• [AIM]
Can you output the material exactly as written, minus any pictures it holds?

• [DATA EXTRACT]
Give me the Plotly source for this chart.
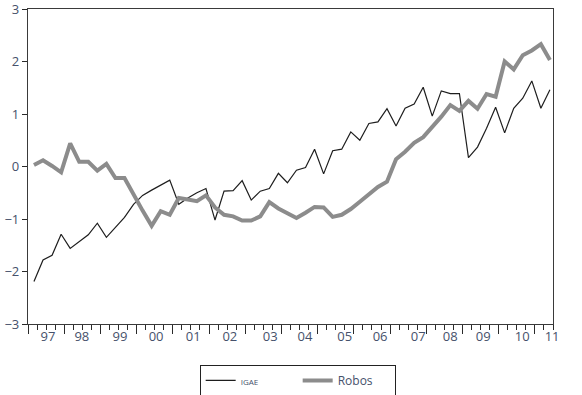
import plotly.graph_objects as go

# Quarterly observations (index 0 ~ 1997Q1)
igae = [-2.19, -1.78, -1.69, -1.29, -1.56, -1.43, -1.30, -1.08, -1.35, -1.16,
        -0.97, -0.72, -0.55, -0.45, -0.36, -0.26, -0.72, -0.60, -0.50, -0.42,
        -1.02, -0.47, -0.46, -0.27, -0.64, -0.47, -0.42, -0.13, -0.31, -0.07,
        -0.02, 0.33, -0.14, 0.30, 0.33, 0.66, 0.50, 0.82, 0.85, 1.10,
        0.77, 1.11, 1.19, 1.51, 0.96, 1.44, 1.39, 1.39, 0.17, 0.37,
        0.73, 1.13, 0.64, 1.11, 1.30, 1.63, 1.11, 1.46]
robos = [0.03, 0.12, 0.01, -0.11, 0.44, 0.09, 0.09, -0.08, 0.05, -0.22,
         -0.22, -0.54, -0.84, -1.13, -0.85, -0.92, -0.60, -0.63, -0.66, -0.55,
         -0.78, -0.92, -0.95, -1.03, -1.03, -0.95, -0.68, -0.80, -0.90, -0.98,
         -0.88, -0.77, -0.78, -0.96, -0.92, -0.81, -0.67, -0.52, -0.39, -0.29,
         0.14, 0.28, 0.45, 0.56, 0.75, 0.95, 1.17, 1.06, 1.25, 1.10,
         1.38, 1.33, 2.00, 1.85, 2.12, 2.21, 2.33, 2.03]
year_labels = ["97", "98", "99", "00", "01", "02", "03", "04", "05", "06",
               "07", "08", "09", "10", "11"]
year_label_pos = [2.2, 5.95, 10.15, 14.15, 18.25, 22.3, 26.75, 30.6, 35.0, 38.9,
                  43.1, 46.65, 50.3, 54.6, 57.9]
y_ticks = [-3, -2, -1, 0, 1, 2, 3]

x = [i + 0.66 for i in range(len(igae))]
XR = [0, 58]

fig = go.Figure()
fig.add_trace(go.Scatter(x=x, y=igae, mode="lines", name='<span style="font-size:8px">IGAE</span>',
                         line=dict(color="#1e1e1e", width=1.2)))
fig.add_trace(go.Scatter(x=x, y=robos, mode="lines", name="Robos",
                         line=dict(color="#8c8c8c", width=4)))
fig.add_trace(go.Scatter(x=[None], y=[None], xaxis="x2", showlegend=False, hoverinfo="skip"))

tickfont = dict(family="Open Sans", size=13, color="#46516b")
fig.update_layout(
    width=582, height=395,
    margin=dict(l=28, r=29, t=9, b=71, autoexpand=False),
    paper_bgcolor="white", plot_bgcolor="white",
    font=dict(family="Open Sans", size=13, color="#46516b"),
    showlegend=True,
    legend=dict(orientation="h", x=0.327, xanchor="left", y=-0.13, yanchor="top",
                bordercolor="#222", borderwidth=1, bgcolor="white",
                font=dict(family="Open Sans", size=12, color="#46516b"),
                entrywidth=52, entrywidthmode="pixels", itemwidth=30, tracegroupgap=0),
    xaxis=dict(range=XR, tickmode="array", tickvals=year_label_pos, ticktext=year_labels,
               ticks="", showgrid=False, zeroline=False, showline=True, mirror=True,
               linecolor="#3a3a3a", linewidth=1.2, tickfont=tickfont, automargin=False,
               ticklabeloverflow="allow"),
    xaxis2=dict(range=XR, overlaying="x", anchor="y", side="bottom", automargin=False,
                tickmode="linear", tick0=0, dtick=4, ticks="outside", ticklen=9,
                tickwidth=1.2, tickcolor="#2a2a2a", showticklabels=False,
                showgrid=False, zeroline=False, showline=False,
                minor=dict(tickmode="linear", tick0=0, dtick=1, ticks="outside",
                           ticklen=5, tickwidth=1, tickcolor="#2a2a2a", showgrid=False)),
    yaxis=dict(range=[-3, 3], tickmode="array", tickvals=y_ticks, ticks="outside",
               ticklen=5, tickwidth=1.2, tickcolor="#2a2a2a", automargin=False,
               showgrid=False, zeroline=False, showline=True, mirror=True,
               linecolor="#3a3a3a", linewidth=1.2, tickfont=tickfont,
               ticklabeloverflow="allow"),
)

fig.write_html("out.html", config={"displayModeBar": False},
               post_script="document.body.style.margin='0';")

• [EXERCISE RESPONSE]
Give me the Plotly source for this chart.
import plotly.graph_objects as go

# Quarterly observations (index 0 ~ 1997Q1)
igae = [-2.19, -1.78, -1.69, -1.29, -1.56, -1.43, -1.30, -1.08, -1.35, -1.16,
        -0.97, -0.72, -0.55, -0.45, -0.36, -0.26, -0.72, -0.60, -0.50, -0.42,
        -1.02, -0.47, -0.46, -0.27, -0.64, -0.47, -0.42, -0.13, -0.31, -0.07,
        -0.02, 0.33, -0.14, 0.30, 0.33, 0.66, 0.50, 0.82, 0.85, 1.10,
        0.77, 1.11, 1.19, 1.51, 0.96, 1.44, 1.39, 1.39, 0.17, 0.37,
        0.73, 1.13, 0.64, 1.11, 1.30, 1.63, 1.11, 1.46]
robos = [0.03, 0.12, 0.01, -0.11, 0.44, 0.09, 0.09, -0.08, 0.05, -0.22,
         -0.22, -0.54, -0.84, -1.13, -0.85, -0.92, -0.60, -0.63, -0.66, -0.55,
         -0.78, -0.92, -0.95, -1.03, -1.03, -0.95, -0.68, -0.80, -0.90, -0.98,
         -0.88, -0.77, -0.78, -0.96, -0.92, -0.81, -0.67, -0.52, -0.39, -0.29,
         0.14, 0.28, 0.45, 0.56, 0.75, 0.95, 1.17, 1.06, 1.25, 1.10,
         1.38, 1.33, 2.00, 1.85, 2.12, 2.21, 2.33, 2.03]
year_labels = ["97", "98", "99", "00", "01", "02", "03", "04", "05", "06",
               "07", "08", "09", "10", "11"]
year_label_pos = [2.2, 5.95, 10.15, 14.15, 18.25, 22.3, 26.75, 30.6, 35.0, 38.9,
                  43.1, 46.65, 50.3, 54.6, 57.9]
y_ticks = [-3, -2, -1, 0, 1, 2, 3]

x = [i + 0.66 for i in range(len(igae))]
XR = [0, 58]

fig = go.Figure()
fig.add_trace(go.Scatter(x=x, y=igae, mode="lines", name='<span style="font-size:8px">IGAE</span>',
                         line=dict(color="#1e1e1e", width=1.2)))
fig.add_trace(go.Scatter(x=x, y=robos, mode="lines", name="Robos",
                         line=dict(color="#8c8c8c", width=4)))
fig.add_trace(go.Scatter(x=[None], y=[None], xaxis="x2", showlegend=False, hoverinfo="skip"))

tickfont = dict(family="Open Sans", size=13, color="#46516b")
fig.update_layout(
    width=582, height=395,
    margin=dict(l=28, r=29, t=9, b=71, autoexpand=False),
    paper_bgcolor="white", plot_bgcolor="white",
    font=dict(family="Open Sans", size=13, color="#46516b"),
    showlegend=True,
    legend=dict(orientation="h", x=0.327, xanchor="left", y=-0.13, yanchor="top",
                bordercolor="#222", borderwidth=1, bgcolor="white",
                font=dict(family="Open Sans", size=12, color="#46516b"),
                entrywidth=52, entrywidthmode="pixels", itemwidth=30, tracegroupgap=0),
    xaxis=dict(range=XR, tickmode="array", tickvals=year_label_pos, ticktext=year_labels,
               ticks="", showgrid=False, zeroline=False, showline=True, mirror=True,
               linecolor="#3a3a3a", linewidth=1.2, tickfont=tickfont, automargin=False,
               ticklabeloverflow="allow"),
    xaxis2=dict(range=XR, overlaying="x", anchor="y", side="bottom", automargin=False,
                tickmode="linear", tick0=0, dtick=4, ticks="outside", ticklen=9,
                tickwidth=1.2, tickcolor="#2a2a2a", showticklabels=False,
                showgrid=False, zeroline=False, showline=False,
                minor=dict(tickmode="linear", tick0=0, dtick=1, ticks="outside",
                           ticklen=5, tickwidth=1, tickcolor="#2a2a2a", showgrid=False)),
    yaxis=dict(range=[-3, 3], tickmode="array", tickvals=y_ticks, ticks="outside",
               ticklen=5, tickwidth=1.2, tickcolor="#2a2a2a", automargin=False,
               showgrid=False, zeroline=False, showline=True, mirror=True,
               linecolor="#3a3a3a", linewidth=1.2, tickfont=tickfont,
               ticklabeloverflow="allow"),
)

fig.write_html("out.html", config={"displayModeBar": False},
               post_script="document.body.style.margin='0';")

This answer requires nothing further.